Although Russia decriminalized homosexuality decades ago, animosity against gays remains high. In 2012, the Moscow city government ordered that gay pride parades be banned for the next 100 years. The following year, the parliament unanimously passed a law forbidding “propaganda of nontraditional sexual relationships” among minors.

Attacks on the gay community persist. Last summer, the murder of Yelena Grigoryeva, an LGBTQ activist in St. Petersburg, made national headlines. Dozens of other activists received death threats from an obscure anti-gay group that claimed responsibility for the killing of Grigoryeva, who was stabbed repeatedly and showed signs of strangulation.

In 2017, reports of extrajudicial arrests, torture and killings of gay men in the republic of Chechnya drew international condemnation.

Last year, Andrei Vaganov and Yevgeny Yerofeyev, a couple raising two adopted children, had to flee Russia after a doctor reported them to police and authorities opened a criminal case.
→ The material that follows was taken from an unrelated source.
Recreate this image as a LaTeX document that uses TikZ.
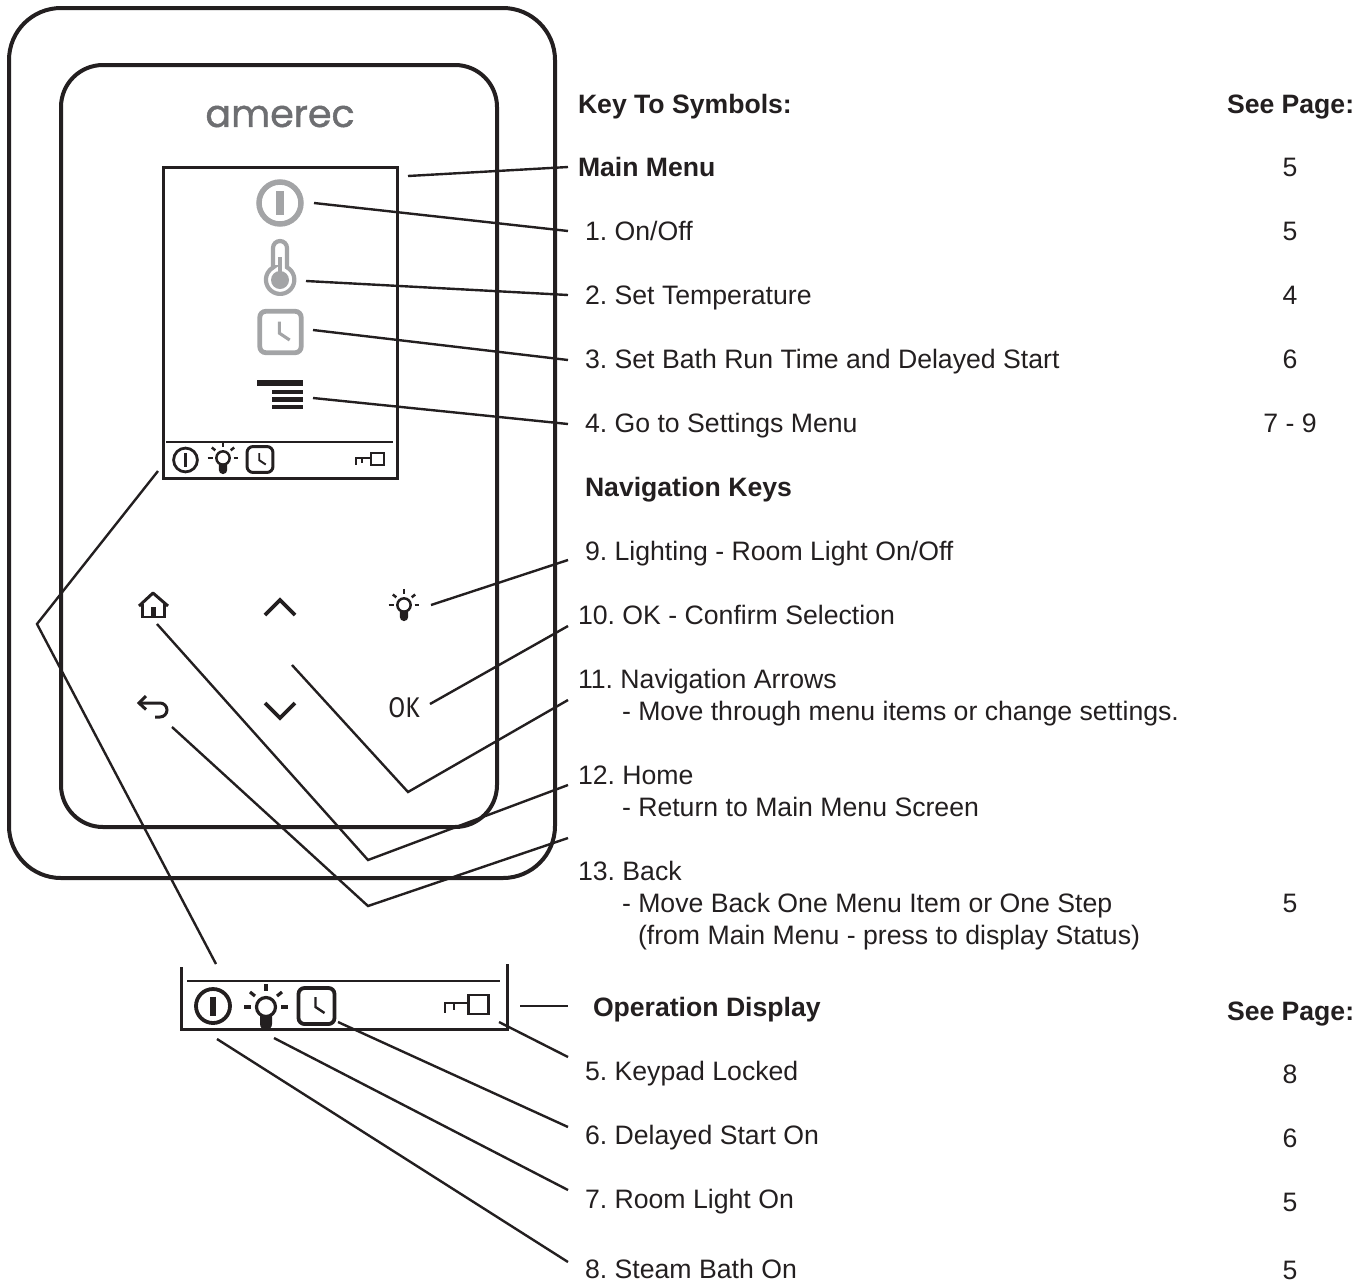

Adoption by same-sex couples is banned in Russia, but Vaganov had applied as a single father.

Max Olenichev, a lawyer with the Coming Out gay rights group, said there are instances of tolerance by some courts. He said he has worked on seven custody cases in which judges refused to take away custody, saying that sexual orientation doesn’t play a role in a child’s upbringing.

But he is concerned that the constitutional changes will encourage anti-gay views.